Yes but not in the way you want.
"Will we get back?"
Maybe but you'd just break up again.
"I know in my heart that we're meant to be together."
Well stop thinking with your heart then because it's wrong. Start thinking with your head. If you were meant to be together you wouldn't have broken up in the first place.
"The next day he rang and said he is still uncertain bout our future and worried that the same thing would happen all over again" You should listen to him he's right. He broke up with you, he knows the reasons he broke up with you are still valid so while he may still have feelings for you he knows he can't get back together with you. You getting together recently was just his old feelings messing with his head.
"It was great, although it felt like nothing bad had ever happened and we had never split up." Well it did happen and what you were feeling was just an illusion, the hope that you could be together again.
"It's so hard because we're getting on so well as friends"
Yes getting on well as friends but not lovers. Look your not going to get over him while you two are still friends. A five year relationship is exceptionally tough to get over, magnify that by 100 if you still love the person and by 1000 if you're still friends.
As long as remain in contact with him you will feel this way, you will not move on because you won't be able to and while you don't want to because you want him back. He doesn't want that. He's tried and realized it's not going to work.

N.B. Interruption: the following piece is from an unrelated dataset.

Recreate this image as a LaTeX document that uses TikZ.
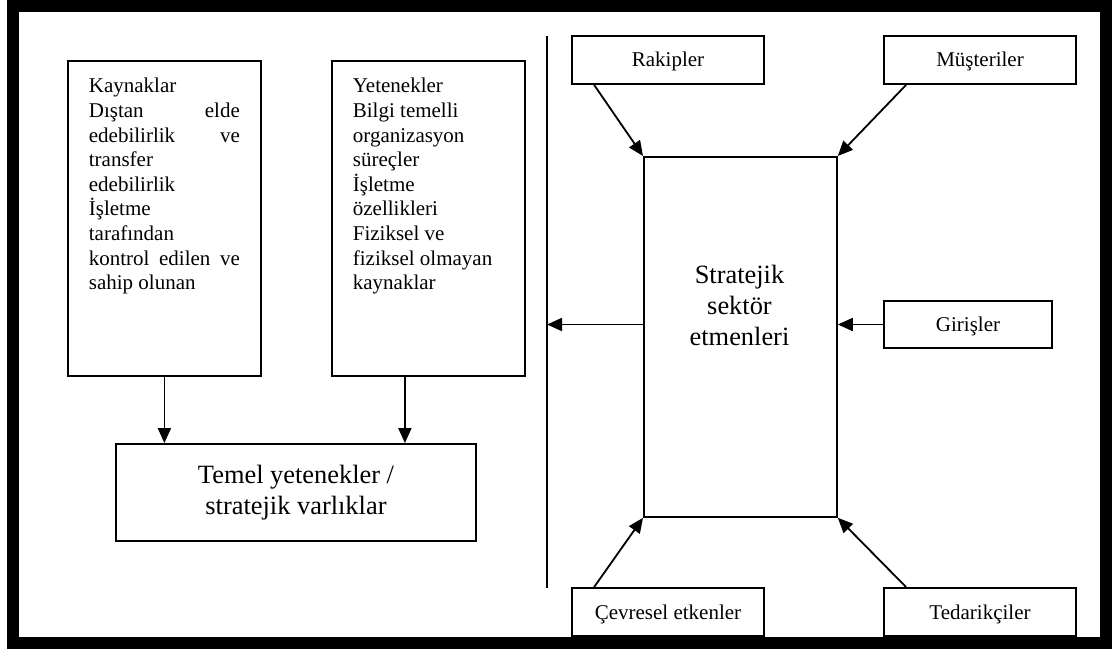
\documentclass[tikz,border=0pt]{standalone}
\usepackage{fontspec}
\setmainfont{Liberation Serif}
\usetikzlibrary{arrows.meta}
\newcommand{\txtf}{\fontsize{21}{24.6}\selectfont}
\newcommand{\bigf}{\fontsize{26.4}{31}\selectfont}
\begin{document}
\begin{tikzpicture}[x=1pt,y=-1pt,
  box/.style={draw, line width=1.8pt, fill=white},
  smallbox/.style={box, font=\txtf, minimum width=192pt, minimum height=48pt,
    inner sep=0pt, text height=14pt, text depth=0pt},
  arr/.style={line width=1.8pt, -{Triangle[length=15pt,width=13pt]}},
  colbox/.style={box, anchor=north west, inner xsep=21pt, inner ysep=0pt}]
\useasboundingbox (0,0) rectangle (1120,650);

% resource and capability columns
\node[colbox] (kay) at (67,60) {\parbox[c][315pt][t]{151pt}{\txtf\raggedright
  \rule{0pt}{32pt}Kaynaklar\\
  Dıştan\hfill elde\\
  edebilirlik\hfill ve\\
  transfer\\
  edebilirlik\\
  İşletme\\
  tarafından\\
  kontrol\hfill edilen\hfill ve\\
  sahip olunan}};
\node[colbox] (yet) at (331,60) {\parbox[c][315pt][t]{151pt}{\txtf\raggedright
  \rule{0pt}{32pt}Yetenekler\\
  Bilgi temelli\\
  organizasyon\\
  süreçler\\
  İşletme\\
  özellikleri\\
  Fiziksel ve\\
  fiziksel olmayan\\
  kaynaklar}};

\node[box, font=\bigf, align=center, minimum width=360pt, minimum height=97pt,
  inner sep=0pt] (tem) at (296,492.5) {Temel yetenekler /\\stratejik varlıklar};

\draw[arr] (kay.south) -- (kay.south |- tem.north);
\draw[arr] ([xshift=-23.5pt]yet.south) -- ([xshift=-23.5pt]yet.south |- tem.north);

% dividing line between firm and sector
\coordinate (vtop) at (547,36);
\coordinate (vbot) at (547,588);
\draw[line width=1.8pt] (vtop) -- (vbot);

% sector factors
\node[box, anchor=north west, minimum width=193pt, minimum height=360pt,
  inner sep=0pt] (sec) at (643,156) {};
\node[font=\bigf, align=center, inner sep=0pt] (sectxt) at (739.5,305)
  {Stratejik\\sektör\\etmenleri};

\node[smallbox] (rak) at (668,60) {Rakipler};
\node[smallbox] (mus) at (980,60) {Müşteriler};
\node[smallbox, minimum width=168pt, minimum height=47pt] (gir) at (968,324.5) {Girişler};
\node[smallbox] (cev) at (668,612) {Çevresel etkenler};
\node[smallbox] (ted) at (980,612) {Tedarikçiler};

\draw[arr] ([xshift=23pt]rak.south west) -- (sec.north west);
\draw[arr] ([xshift=23pt]mus.south west) -- (sec.north east);
\draw[arr] ([xshift=23pt]cev.north west) -- (sec.south west);
\draw[arr] ([xshift=23pt]ted.north west) -- (sec.south east);
\draw[arr] (gir.west) -- (gir.west -| sec.east);
\draw[arr] (sec.west |- gir.west) -- (gir.west -| vtop);

% outer frame
\draw[line width=12pt] (12.5,6) rectangle (1106,642.5);
\end{tikzpicture}
\end{document}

I would give you advice but you won't listen nor do it, so I'll just wish you luck. It's going to be a long hard road for you of misery and false hope, you might try again and it will fail again, you'll probably kiss again and talk about getting back together again but ti's juts not going to work. All the while you'll be still friends and you'll still be pining for a guy you can't have. Until eventually he finds another girl and you'll be crushed.